:: PROMPT ::
Only the lines from the start of the data through the line containing "linewidth=3.4, sort=False, ax=ax)" should be written out, exactly as they are, with both ends included and the pictures left out.

● ● ● ● ●

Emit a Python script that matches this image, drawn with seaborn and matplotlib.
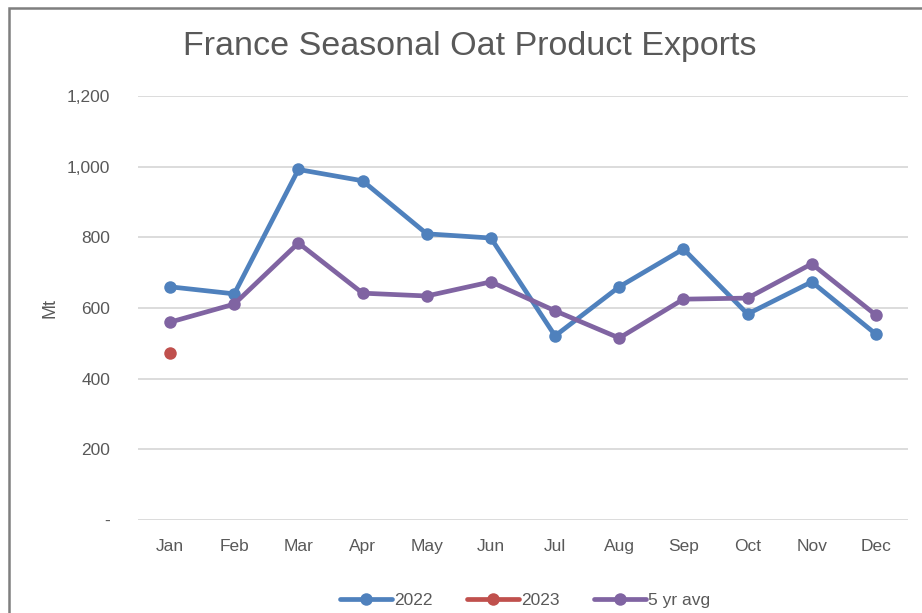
import numpy as np
import pandas as pd
import seaborn as sns
import matplotlib.pyplot as plt
from matplotlib.patches import Rectangle

# data
months = ['Jan', 'Feb', 'Mar', 'Apr', 'May', 'Jun', 'Jul', 'Aug', 'Sep', 'Oct', 'Nov', 'Dec']
exports_2022 = [660, 640, 992, 960, 810, 798, 521, 660, 767, 583, 674, 526]
exports_2023 = [473, np.nan, np.nan, np.nan, np.nan, np.nan, np.nan, np.nan, np.nan, np.nan, np.nan, np.nan]
avg_5yr = [560, 611, 784, 642, 634, 674, 592, 515, 625, 628, 725, 580]
series_names = ['2022', '2023', '5 yr avg']
colors = ['#4F81BD', '#C0504D', '#8064A2']

df = pd.DataFrame({'month': months, '2022': exports_2022, '2023': exports_2023, '5 yr avg': avg_5yr})
df_long = df.melt(id_vars='month', var_name='series', value_name='Mt').dropna()

sns.set_style('white')
plt.rcParams['font.family'] = ['Liberation Sans', 'DejaVu Sans']
text_col = '#595959'

fig = plt.figure(figsize=(9.22, 6.13), dpi=100)
ax = fig.add_axes([138 / 922, 1 - 520 / 613, 770 / 922, 424 / 613])

sns.lineplot(data=df_long, x='month', y='Mt', hue='series', hue_order=series_names,
             palette=colors, marker='o', markersize=9, markeredgewidth=0,
             linewidth=3.4, sort=False, ax=ax)

ax.set_xlim(-0.5, 11.5)
ax.set_ylim(0, 1200)
ax.set_yticks(range(0, 1201, 200))
ax.set_yticklabels(['-'] + [f'{v:,}' for v in range(200, 1201, 200)])
ax.grid(axis='y', color='#D9D9D9', linewidth=1.3)
ax.set_axisbelow(True)
for s in ax.spines.values():
    s.set_visible(False)
ax.tick_params(axis='both', length=0, labelsize=12.5, colors=text_col)
ax.tick_params(axis='y', pad=20)
ax.tick_params(axis='x', pad=14)
ax.set_xlabel('')
ax.set_ylabel('Mt', fontsize=13, color=text_col)
ax.yaxis.set_label_coords(-80 / 770, 0.5)

fig.text(470 / 922, 1 - 47 / 613, 'France Seasonal Oat Product Exports',
         ha='center', va='center', fontsize=24.5, color=text_col)

handles, labels = ax.get_legend_handles_labels()
ax.legend(handles, labels, loc='center', bbox_to_anchor=(525 / 922, 1 - 600 / 613),
          bbox_transform=fig.transFigure, ncol=3, frameon=False, fontsize=12.5,
          handlelength=3, handletextpad=0.1, columnspacing=2.0, labelcolor=text_col)

# chart border (cut off on right and bottom like the reference)
fig.patches.append(Rectangle((8.5 / 922, -0.1), 1.2, 1 - 8.5 / 613 + 0.1,
                             transform=fig.transFigure, fill=False,
                             edgecolor='#7F7F7F', linewidth=1.8))

fig.savefig('out.png', dpi=100)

● ● ● ● ●

:: FULL SOLUTION ::
Emit a Python script that matches this image, drawn with seaborn and matplotlib.
import numpy as np
import pandas as pd
import seaborn as sns
import matplotlib.pyplot as plt
from matplotlib.patches import Rectangle

# data
months = ['Jan', 'Feb', 'Mar', 'Apr', 'May', 'Jun', 'Jul', 'Aug', 'Sep', 'Oct', 'Nov', 'Dec']
exports_2022 = [660, 640, 992, 960, 810, 798, 521, 660, 767, 583, 674, 526]
exports_2023 = [473, np.nan, np.nan, np.nan, np.nan, np.nan, np.nan, np.nan, np.nan, np.nan, np.nan, np.nan]
avg_5yr = [560, 611, 784, 642, 634, 674, 592, 515, 625, 628, 725, 580]
series_names = ['2022', '2023', '5 yr avg']
colors = ['#4F81BD', '#C0504D', '#8064A2']

df = pd.DataFrame({'month': months, '2022': exports_2022, '2023': exports_2023, '5 yr avg': avg_5yr})
df_long = df.melt(id_vars='month', var_name='series', value_name='Mt').dropna()

sns.set_style('white')
plt.rcParams['font.family'] = ['Liberation Sans', 'DejaVu Sans']
text_col = '#595959'

fig = plt.figure(figsize=(9.22, 6.13), dpi=100)
ax = fig.add_axes([138 / 922, 1 - 520 / 613, 770 / 922, 424 / 613])

sns.lineplot(data=df_long, x='month', y='Mt', hue='series', hue_order=series_names,
             palette=colors, marker='o', markersize=9, markeredgewidth=0,
             linewidth=3.4, sort=False, ax=ax)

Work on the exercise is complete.